▶ [TASK PROMPT] Restate the whole listing word for word. Pictures are left out.

--- START OF MATERIAL PROVIDED ---

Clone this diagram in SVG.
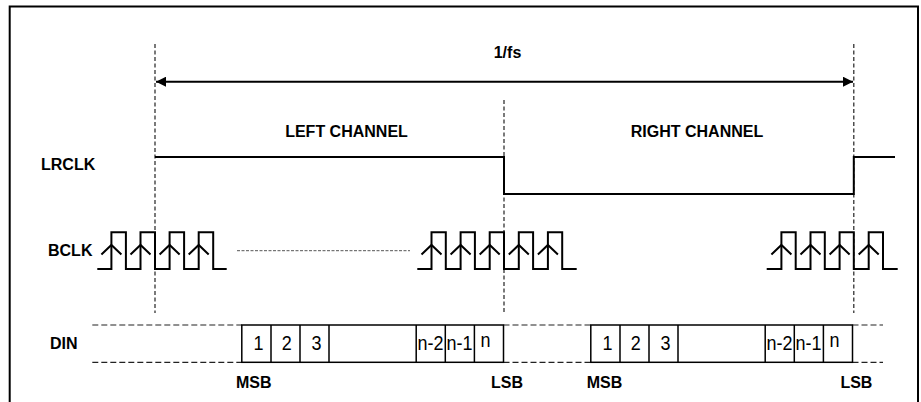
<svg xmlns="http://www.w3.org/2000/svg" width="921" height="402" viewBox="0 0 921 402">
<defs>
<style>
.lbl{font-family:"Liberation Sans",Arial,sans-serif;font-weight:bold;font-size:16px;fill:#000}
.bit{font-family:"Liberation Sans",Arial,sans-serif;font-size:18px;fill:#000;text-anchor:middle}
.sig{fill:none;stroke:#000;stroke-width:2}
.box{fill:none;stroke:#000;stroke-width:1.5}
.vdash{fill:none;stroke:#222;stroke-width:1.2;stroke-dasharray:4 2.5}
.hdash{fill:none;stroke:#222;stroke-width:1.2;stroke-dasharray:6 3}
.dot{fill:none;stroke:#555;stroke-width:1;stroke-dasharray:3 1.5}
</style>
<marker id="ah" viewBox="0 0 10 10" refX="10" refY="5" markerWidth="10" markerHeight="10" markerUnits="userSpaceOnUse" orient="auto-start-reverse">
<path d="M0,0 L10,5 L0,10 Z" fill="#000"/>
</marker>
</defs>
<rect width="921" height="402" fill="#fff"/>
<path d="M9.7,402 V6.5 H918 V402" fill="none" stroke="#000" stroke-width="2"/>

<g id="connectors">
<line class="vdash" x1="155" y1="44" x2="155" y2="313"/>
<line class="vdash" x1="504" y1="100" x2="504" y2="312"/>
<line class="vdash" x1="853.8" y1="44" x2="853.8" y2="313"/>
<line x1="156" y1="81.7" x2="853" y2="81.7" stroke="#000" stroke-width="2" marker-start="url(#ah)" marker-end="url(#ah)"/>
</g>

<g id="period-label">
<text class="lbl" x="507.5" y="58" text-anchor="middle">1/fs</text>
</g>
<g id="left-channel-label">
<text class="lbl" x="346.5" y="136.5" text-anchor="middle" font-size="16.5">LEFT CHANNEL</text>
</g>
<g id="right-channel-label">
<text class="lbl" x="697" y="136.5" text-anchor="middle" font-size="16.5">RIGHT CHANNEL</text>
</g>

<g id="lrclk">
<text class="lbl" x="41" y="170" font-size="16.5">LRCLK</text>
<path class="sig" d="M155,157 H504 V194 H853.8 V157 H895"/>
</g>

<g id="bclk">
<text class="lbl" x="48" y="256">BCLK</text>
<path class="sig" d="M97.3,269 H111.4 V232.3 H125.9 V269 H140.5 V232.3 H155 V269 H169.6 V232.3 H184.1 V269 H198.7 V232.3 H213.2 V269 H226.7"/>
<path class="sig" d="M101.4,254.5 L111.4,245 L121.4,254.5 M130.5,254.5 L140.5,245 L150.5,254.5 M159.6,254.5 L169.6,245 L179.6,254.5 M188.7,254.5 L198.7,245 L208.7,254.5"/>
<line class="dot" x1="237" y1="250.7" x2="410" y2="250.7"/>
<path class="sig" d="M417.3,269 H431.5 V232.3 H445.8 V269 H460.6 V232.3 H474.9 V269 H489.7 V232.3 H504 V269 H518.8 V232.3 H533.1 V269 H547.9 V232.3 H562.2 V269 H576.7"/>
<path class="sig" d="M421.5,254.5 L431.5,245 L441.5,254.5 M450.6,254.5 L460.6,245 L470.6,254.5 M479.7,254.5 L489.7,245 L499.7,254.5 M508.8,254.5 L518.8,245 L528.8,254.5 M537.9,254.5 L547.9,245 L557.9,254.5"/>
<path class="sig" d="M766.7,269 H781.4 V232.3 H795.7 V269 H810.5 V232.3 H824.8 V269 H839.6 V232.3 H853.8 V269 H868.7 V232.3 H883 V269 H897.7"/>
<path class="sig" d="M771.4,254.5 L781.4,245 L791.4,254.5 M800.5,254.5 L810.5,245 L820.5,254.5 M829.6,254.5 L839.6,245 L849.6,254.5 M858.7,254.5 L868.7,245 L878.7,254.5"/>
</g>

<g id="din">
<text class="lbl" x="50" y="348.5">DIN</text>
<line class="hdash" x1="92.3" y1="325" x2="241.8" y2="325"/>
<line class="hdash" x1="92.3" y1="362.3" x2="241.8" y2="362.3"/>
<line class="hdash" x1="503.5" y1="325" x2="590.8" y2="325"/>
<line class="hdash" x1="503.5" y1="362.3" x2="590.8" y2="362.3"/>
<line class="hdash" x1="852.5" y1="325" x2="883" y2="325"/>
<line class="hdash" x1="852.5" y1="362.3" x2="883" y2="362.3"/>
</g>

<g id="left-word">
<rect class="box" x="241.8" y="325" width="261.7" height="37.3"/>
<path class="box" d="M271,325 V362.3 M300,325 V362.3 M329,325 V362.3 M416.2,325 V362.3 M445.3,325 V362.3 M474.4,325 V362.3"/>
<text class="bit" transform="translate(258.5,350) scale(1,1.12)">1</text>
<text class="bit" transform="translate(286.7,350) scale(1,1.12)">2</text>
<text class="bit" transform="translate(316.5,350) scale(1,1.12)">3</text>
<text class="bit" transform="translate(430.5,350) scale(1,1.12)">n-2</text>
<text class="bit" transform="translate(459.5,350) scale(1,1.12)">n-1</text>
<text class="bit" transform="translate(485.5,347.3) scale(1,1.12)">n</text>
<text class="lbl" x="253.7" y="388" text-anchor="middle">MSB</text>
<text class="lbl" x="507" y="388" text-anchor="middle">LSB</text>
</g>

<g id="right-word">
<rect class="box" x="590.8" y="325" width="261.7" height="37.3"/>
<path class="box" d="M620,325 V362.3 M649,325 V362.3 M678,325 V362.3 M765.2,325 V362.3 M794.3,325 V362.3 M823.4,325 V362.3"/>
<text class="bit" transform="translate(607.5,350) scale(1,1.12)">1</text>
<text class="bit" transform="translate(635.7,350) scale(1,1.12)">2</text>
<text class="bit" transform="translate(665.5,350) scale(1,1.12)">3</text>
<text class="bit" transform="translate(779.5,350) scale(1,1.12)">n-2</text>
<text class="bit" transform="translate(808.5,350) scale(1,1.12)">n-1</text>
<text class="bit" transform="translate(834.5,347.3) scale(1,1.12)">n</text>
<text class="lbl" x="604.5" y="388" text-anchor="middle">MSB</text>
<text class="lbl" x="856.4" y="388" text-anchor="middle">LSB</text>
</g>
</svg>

--- END OF MATERIAL PROVIDED ---

▶ [COMPLETE OUTPUT]
Clone this diagram in SVG.
<svg xmlns="http://www.w3.org/2000/svg" width="921" height="402" viewBox="0 0 921 402">
<defs>
<style>
.lbl{font-family:"Liberation Sans",Arial,sans-serif;font-weight:bold;font-size:16px;fill:#000}
.bit{font-family:"Liberation Sans",Arial,sans-serif;font-size:18px;fill:#000;text-anchor:middle}
.sig{fill:none;stroke:#000;stroke-width:2}
.box{fill:none;stroke:#000;stroke-width:1.5}
.vdash{fill:none;stroke:#222;stroke-width:1.2;stroke-dasharray:4 2.5}
.hdash{fill:none;stroke:#222;stroke-width:1.2;stroke-dasharray:6 3}
.dot{fill:none;stroke:#555;stroke-width:1;stroke-dasharray:3 1.5}
</style>
<marker id="ah" viewBox="0 0 10 10" refX="10" refY="5" markerWidth="10" markerHeight="10" markerUnits="userSpaceOnUse" orient="auto-start-reverse">
<path d="M0,0 L10,5 L0,10 Z" fill="#000"/>
</marker>
</defs>
<rect width="921" height="402" fill="#fff"/>
<path d="M9.7,402 V6.5 H918 V402" fill="none" stroke="#000" stroke-width="2"/>

<g id="connectors">
<line class="vdash" x1="155" y1="44" x2="155" y2="313"/>
<line class="vdash" x1="504" y1="100" x2="504" y2="312"/>
<line class="vdash" x1="853.8" y1="44" x2="853.8" y2="313"/>
<line x1="156" y1="81.7" x2="853" y2="81.7" stroke="#000" stroke-width="2" marker-start="url(#ah)" marker-end="url(#ah)"/>
</g>

<g id="period-label">
<text class="lbl" x="507.5" y="58" text-anchor="middle">1/fs</text>
</g>
<g id="left-channel-label">
<text class="lbl" x="346.5" y="136.5" text-anchor="middle" font-size="16.5">LEFT CHANNEL</text>
</g>
<g id="right-channel-label">
<text class="lbl" x="697" y="136.5" text-anchor="middle" font-size="16.5">RIGHT CHANNEL</text>
</g>

<g id="lrclk">
<text class="lbl" x="41" y="170" font-size="16.5">LRCLK</text>
<path class="sig" d="M155,157 H504 V194 H853.8 V157 H895"/>
</g>

<g id="bclk">
<text class="lbl" x="48" y="256">BCLK</text>
<path class="sig" d="M97.3,269 H111.4 V232.3 H125.9 V269 H140.5 V232.3 H155 V269 H169.6 V232.3 H184.1 V269 H198.7 V232.3 H213.2 V269 H226.7"/>
<path class="sig" d="M101.4,254.5 L111.4,245 L121.4,254.5 M130.5,254.5 L140.5,245 L150.5,254.5 M159.6,254.5 L169.6,245 L179.6,254.5 M188.7,254.5 L198.7,245 L208.7,254.5"/>
<line class="dot" x1="237" y1="250.7" x2="410" y2="250.7"/>
<path class="sig" d="M417.3,269 H431.5 V232.3 H445.8 V269 H460.6 V232.3 H474.9 V269 H489.7 V232.3 H504 V269 H518.8 V232.3 H533.1 V269 H547.9 V232.3 H562.2 V269 H576.7"/>
<path class="sig" d="M421.5,254.5 L431.5,245 L441.5,254.5 M450.6,254.5 L460.6,245 L470.6,254.5 M479.7,254.5 L489.7,245 L499.7,254.5 M508.8,254.5 L518.8,245 L528.8,254.5 M537.9,254.5 L547.9,245 L557.9,254.5"/>
<path class="sig" d="M766.7,269 H781.4 V232.3 H795.7 V269 H810.5 V232.3 H824.8 V269 H839.6 V232.3 H853.8 V269 H868.7 V232.3 H883 V269 H897.7"/>
<path class="sig" d="M771.4,254.5 L781.4,245 L791.4,254.5 M800.5,254.5 L810.5,245 L820.5,254.5 M829.6,254.5 L839.6,245 L849.6,254.5 M858.7,254.5 L868.7,245 L878.7,254.5"/>
</g>

<g id="din">
<text class="lbl" x="50" y="348.5">DIN</text>
<line class="hdash" x1="92.3" y1="325" x2="241.8" y2="325"/>
<line class="hdash" x1="92.3" y1="362.3" x2="241.8" y2="362.3"/>
<line class="hdash" x1="503.5" y1="325" x2="590.8" y2="325"/>
<line class="hdash" x1="503.5" y1="362.3" x2="590.8" y2="362.3"/>
<line class="hdash" x1="852.5" y1="325" x2="883" y2="325"/>
<line class="hdash" x1="852.5" y1="362.3" x2="883" y2="362.3"/>
</g>

<g id="left-word">
<rect class="box" x="241.8" y="325" width="261.7" height="37.3"/>
<path class="box" d="M271,325 V362.3 M300,325 V362.3 M329,325 V362.3 M416.2,325 V362.3 M445.3,325 V362.3 M474.4,325 V362.3"/>
<text class="bit" transform="translate(258.5,350) scale(1,1.12)">1</text>
<text class="bit" transform="translate(286.7,350) scale(1,1.12)">2</text>
<text class="bit" transform="translate(316.5,350) scale(1,1.12)">3</text>
<text class="bit" transform="translate(430.5,350) scale(1,1.12)">n-2</text>
<text class="bit" transform="translate(459.5,350) scale(1,1.12)">n-1</text>
<text class="bit" transform="translate(485.5,347.3) scale(1,1.12)">n</text>
<text class="lbl" x="253.7" y="388" text-anchor="middle">MSB</text>
<text class="lbl" x="507" y="388" text-anchor="middle">LSB</text>
</g>

<g id="right-word">
<rect class="box" x="590.8" y="325" width="261.7" height="37.3"/>
<path class="box" d="M620,325 V362.3 M649,325 V362.3 M678,325 V362.3 M765.2,325 V362.3 M794.3,325 V362.3 M823.4,325 V362.3"/>
<text class="bit" transform="translate(607.5,350) scale(1,1.12)">1</text>
<text class="bit" transform="translate(635.7,350) scale(1,1.12)">2</text>
<text class="bit" transform="translate(665.5,350) scale(1,1.12)">3</text>
<text class="bit" transform="translate(779.5,350) scale(1,1.12)">n-2</text>
<text class="bit" transform="translate(808.5,350) scale(1,1.12)">n-1</text>
<text class="bit" transform="translate(834.5,347.3) scale(1,1.12)">n</text>
<text class="lbl" x="604.5" y="388" text-anchor="middle">MSB</text>
<text class="lbl" x="856.4" y="388" text-anchor="middle">LSB</text>
</g>
</svg>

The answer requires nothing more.